Preencha "seu nome, data de nascimento, nomes do pai e avô". Depois, escreva: "Que idiomas você fala? Qual seu nível educacional?". Essas primeiras perguntas são comuns em qualquer formulário de emprego. Mas, em um formulário específico, logo as questões começam a se diferenciar.
"Qual a data de sua iniciação na jihad?"; "Você já foi condenado ou preso?"; "Você deseja executar uma operação suicida?"; "Quais objetivos você almeja em seu caminho pela jihad?"; "Quem devemos contactar caso você se torne um mártir?".
As questões listadas acima, das mais banais às mais esdrúxulas, estão presentes no formulário de aplicação preenchido pelos interessados em integrar a rede extremista Al-Qaeda.
Segundo autoridades americanas, o formulário foi encontrado em meio aos documentos de Osama Bin Laden, que estavam no complexo de Abbottabad (Paquistão), onde ele foi morto em 2 de maio de 2011 por forças americanas.
O formulário mostra que, como organização internacional, até mesmo a Al-Qaeda tinha trâmites burocráticos a serem cumpridos.
Documentos liberados
Os documentos e livros que pertenceriam ao extremista e encontrados em Abbottabad perderam o status de "secreto" nesta quarta-feira (20). O Escritório do Diretor de Inteligência Nacional (ODNI, na sigla em inglês) afirmou que foi feita uma "rigorosa" revisão antes da liberação dos papéis.
São 103 documentos ou vídeos liberados por autoridades americanas, incluindo cartas e recados (traduzidos ao inglês) e detalhes de operações da Al-Qaeda.
Entre os papéis que se destacam estão o formulário de inscrição da Al-Qaeda, correspondências de Bin Laden com seus aliados e até uma carta de amor a uma de suas esposas.
Em uma das cartas, Bin Laden instrui um de seus vices a dizer a "nossos irmãos" que eles deveriam focar seus esforços na luta contra os EUA.
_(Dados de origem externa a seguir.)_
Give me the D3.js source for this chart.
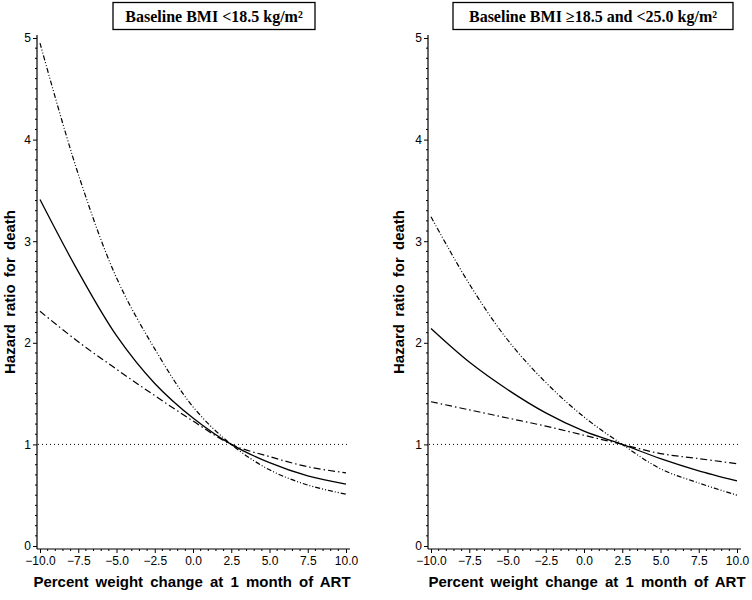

Livros econômicos e militares
O complexo de Abbottabad também tinha livros - em inglês e em formato digital - sobre economia, tática militar e até mesmo sobre conspirações relacionadas ao 11 de Setembro.
Entre os livros estão Obama's Wars (As guerras de Obama), do conhecido repórter americano Bob Woodward, Confissões de um Assassino Econômico, de John Perkins (que traz alegações da exploração praticada por empresas americanas no mundo em desenvolvimento), e Hegemonia ou Sobrevivência: O sonho americano de domínio global, do pensador de esquerda e crítico da política americana Noam Chomsky.
Há também livros que abordam o Islã, o poderio nuclear do Irã, armas antiaéreas, lei internacional, terrorismo, poder americano e a presença militar americana no mundo, entre outros temas.
Os livros mostram o interesse de Bin Laden em conhecer as fraquezas e vulnerabilidades americanas, explica Gordon Corera, analista de segurança da BBC.
Entre os títulos mais prosaicos estão um guia de nutrição esportiva, o Livro Guinness dos Recordes de 2008 e um guia de prevenção ao suicídio (o governo dos EUA acha que esses títulos "eram provavelmente usados pelos demais residentes do complexo").
Polêmica em torno da morte
Bin Laden foi morto pelas forças especiais americanas há quatro anos, em uma ofensiva em Abbottabad. O episódio virou recentemente tema de controvérsia. Contrariando a versão do governo americano, o premiado jornalista Seymour Hersh alegou, em artigo publicado no periódico London Review of Books, que a morte de Bin Laden não foi alvo de uma operação arriscada e secreta, mas sim da cooperação entre militares americanos e paquistaneses.
O ataque teria sido autorizado por oficiais paquistaneses de alto escalão depois que os Estados Unidos descobriram onde Bin Laden estava por meio de uma fonte na Inteligência do Paquistão.
O governo dos EUA rejeita a versão de Hersh, chamando-a de "falsa" e repleta de "imprecisões e afirmações sem fundamentos".